Locate every line in the records below that contains the word "Clone", and copy each one.

** START **

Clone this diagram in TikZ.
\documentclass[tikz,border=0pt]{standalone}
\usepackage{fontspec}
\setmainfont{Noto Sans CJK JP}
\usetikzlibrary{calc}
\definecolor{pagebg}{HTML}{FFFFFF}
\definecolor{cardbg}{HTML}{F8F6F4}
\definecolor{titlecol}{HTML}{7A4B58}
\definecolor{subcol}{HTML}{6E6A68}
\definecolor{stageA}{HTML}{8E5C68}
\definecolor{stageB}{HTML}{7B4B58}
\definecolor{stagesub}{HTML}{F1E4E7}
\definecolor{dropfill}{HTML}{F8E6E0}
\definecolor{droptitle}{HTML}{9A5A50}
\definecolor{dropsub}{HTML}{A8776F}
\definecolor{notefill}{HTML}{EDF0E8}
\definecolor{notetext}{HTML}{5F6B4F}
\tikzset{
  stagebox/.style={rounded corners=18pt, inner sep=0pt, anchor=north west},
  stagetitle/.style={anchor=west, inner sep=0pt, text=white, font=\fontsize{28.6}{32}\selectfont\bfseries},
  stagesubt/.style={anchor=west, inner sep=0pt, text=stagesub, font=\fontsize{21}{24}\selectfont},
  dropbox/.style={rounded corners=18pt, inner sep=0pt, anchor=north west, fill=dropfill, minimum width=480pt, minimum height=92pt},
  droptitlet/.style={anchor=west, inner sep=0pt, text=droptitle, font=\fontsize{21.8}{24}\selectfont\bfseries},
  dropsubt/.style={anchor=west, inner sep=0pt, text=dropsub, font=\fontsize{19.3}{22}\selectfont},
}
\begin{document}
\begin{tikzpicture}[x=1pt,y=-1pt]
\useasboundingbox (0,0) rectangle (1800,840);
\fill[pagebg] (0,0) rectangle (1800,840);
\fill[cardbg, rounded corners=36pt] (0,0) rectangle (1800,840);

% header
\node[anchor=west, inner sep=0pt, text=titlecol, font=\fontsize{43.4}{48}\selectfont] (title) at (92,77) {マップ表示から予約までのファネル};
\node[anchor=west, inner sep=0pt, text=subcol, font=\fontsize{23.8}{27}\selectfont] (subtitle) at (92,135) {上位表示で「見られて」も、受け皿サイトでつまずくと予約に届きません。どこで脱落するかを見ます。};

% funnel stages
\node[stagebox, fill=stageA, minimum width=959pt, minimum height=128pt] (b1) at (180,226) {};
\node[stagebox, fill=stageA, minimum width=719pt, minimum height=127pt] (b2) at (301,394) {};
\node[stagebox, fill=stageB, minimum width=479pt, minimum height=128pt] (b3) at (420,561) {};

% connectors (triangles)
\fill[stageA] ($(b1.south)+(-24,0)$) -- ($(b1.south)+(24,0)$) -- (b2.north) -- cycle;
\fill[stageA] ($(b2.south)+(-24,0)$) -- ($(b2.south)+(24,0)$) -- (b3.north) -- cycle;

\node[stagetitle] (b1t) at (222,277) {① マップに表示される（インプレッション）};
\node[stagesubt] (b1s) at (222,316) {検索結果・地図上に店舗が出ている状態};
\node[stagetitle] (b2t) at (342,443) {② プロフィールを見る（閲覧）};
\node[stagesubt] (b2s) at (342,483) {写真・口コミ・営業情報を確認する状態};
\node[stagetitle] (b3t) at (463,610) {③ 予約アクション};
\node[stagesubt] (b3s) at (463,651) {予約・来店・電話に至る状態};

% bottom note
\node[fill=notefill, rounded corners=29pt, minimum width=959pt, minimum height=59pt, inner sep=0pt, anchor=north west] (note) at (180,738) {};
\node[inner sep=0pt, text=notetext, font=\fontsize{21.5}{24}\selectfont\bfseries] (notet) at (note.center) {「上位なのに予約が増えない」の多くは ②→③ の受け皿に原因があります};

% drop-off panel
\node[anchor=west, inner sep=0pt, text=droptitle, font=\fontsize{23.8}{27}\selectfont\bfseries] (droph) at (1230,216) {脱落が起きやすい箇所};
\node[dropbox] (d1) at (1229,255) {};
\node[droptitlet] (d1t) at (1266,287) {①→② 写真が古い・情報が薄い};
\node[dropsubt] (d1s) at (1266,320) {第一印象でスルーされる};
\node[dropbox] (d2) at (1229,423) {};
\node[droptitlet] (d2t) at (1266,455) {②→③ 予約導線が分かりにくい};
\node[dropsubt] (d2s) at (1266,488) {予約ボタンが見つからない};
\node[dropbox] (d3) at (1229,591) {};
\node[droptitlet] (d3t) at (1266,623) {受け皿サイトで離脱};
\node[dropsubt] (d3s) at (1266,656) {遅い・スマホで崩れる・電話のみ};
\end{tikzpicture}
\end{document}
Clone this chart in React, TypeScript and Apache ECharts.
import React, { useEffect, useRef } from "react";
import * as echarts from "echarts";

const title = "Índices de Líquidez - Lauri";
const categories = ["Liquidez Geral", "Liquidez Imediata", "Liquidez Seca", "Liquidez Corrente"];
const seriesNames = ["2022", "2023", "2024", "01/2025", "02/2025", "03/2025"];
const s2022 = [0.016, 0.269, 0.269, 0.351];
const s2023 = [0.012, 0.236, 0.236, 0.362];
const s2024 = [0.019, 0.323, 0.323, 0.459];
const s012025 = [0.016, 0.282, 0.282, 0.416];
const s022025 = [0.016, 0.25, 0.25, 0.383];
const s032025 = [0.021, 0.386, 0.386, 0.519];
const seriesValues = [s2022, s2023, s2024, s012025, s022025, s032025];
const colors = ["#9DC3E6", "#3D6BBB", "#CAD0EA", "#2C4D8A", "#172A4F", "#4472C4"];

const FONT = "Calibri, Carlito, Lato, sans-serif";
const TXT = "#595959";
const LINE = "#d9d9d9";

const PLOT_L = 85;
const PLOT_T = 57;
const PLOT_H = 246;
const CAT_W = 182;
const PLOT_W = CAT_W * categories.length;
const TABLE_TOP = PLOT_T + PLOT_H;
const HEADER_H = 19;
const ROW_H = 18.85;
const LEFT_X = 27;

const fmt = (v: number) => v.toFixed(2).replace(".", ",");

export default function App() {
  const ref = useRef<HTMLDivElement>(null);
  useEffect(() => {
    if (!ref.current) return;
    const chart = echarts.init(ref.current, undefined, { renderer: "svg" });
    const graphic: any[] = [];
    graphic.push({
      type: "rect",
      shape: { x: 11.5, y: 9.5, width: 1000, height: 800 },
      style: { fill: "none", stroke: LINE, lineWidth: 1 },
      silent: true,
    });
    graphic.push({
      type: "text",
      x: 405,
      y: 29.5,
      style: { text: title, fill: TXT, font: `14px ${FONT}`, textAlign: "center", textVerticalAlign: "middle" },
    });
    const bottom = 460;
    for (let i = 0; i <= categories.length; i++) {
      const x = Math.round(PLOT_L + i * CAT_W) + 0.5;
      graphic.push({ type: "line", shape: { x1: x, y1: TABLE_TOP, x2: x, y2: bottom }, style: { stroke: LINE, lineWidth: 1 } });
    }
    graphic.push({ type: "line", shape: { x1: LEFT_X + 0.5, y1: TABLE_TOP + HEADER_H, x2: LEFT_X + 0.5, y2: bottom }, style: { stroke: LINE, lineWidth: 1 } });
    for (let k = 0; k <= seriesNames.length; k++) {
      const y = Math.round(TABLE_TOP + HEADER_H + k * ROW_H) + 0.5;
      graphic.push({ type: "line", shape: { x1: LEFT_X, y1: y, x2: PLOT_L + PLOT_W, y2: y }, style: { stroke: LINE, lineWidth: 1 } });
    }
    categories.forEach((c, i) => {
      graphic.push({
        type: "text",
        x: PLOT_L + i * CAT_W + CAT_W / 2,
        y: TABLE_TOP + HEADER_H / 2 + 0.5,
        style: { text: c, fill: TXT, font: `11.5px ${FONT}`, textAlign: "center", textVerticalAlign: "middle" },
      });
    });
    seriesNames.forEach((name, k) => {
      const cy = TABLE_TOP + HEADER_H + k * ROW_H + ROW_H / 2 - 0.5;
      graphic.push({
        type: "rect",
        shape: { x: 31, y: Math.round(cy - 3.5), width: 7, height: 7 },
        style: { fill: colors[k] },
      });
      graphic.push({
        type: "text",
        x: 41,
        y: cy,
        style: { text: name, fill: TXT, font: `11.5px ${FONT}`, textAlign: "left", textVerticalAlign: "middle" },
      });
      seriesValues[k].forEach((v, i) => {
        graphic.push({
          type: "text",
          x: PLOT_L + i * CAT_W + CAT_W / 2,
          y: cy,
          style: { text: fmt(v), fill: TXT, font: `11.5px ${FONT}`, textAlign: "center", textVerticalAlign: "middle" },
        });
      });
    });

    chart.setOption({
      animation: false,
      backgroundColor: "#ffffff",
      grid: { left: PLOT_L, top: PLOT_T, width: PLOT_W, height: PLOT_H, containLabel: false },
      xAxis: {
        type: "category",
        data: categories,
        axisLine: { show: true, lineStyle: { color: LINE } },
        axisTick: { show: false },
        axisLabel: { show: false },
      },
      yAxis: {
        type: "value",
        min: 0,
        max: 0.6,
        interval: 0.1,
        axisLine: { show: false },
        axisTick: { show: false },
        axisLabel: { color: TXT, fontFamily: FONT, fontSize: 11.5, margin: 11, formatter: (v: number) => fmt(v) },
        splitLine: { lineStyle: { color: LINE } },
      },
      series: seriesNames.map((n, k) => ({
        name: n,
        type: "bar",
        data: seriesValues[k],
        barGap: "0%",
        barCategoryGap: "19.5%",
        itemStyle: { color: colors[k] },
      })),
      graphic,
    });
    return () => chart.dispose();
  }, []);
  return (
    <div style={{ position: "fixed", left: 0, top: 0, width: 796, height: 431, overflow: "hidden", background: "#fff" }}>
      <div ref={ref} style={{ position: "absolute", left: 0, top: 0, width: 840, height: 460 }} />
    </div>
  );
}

** END **

*Solved exercise*:
Clone this diagram in TikZ.
Clone this chart in React, TypeScript and Apache ECharts.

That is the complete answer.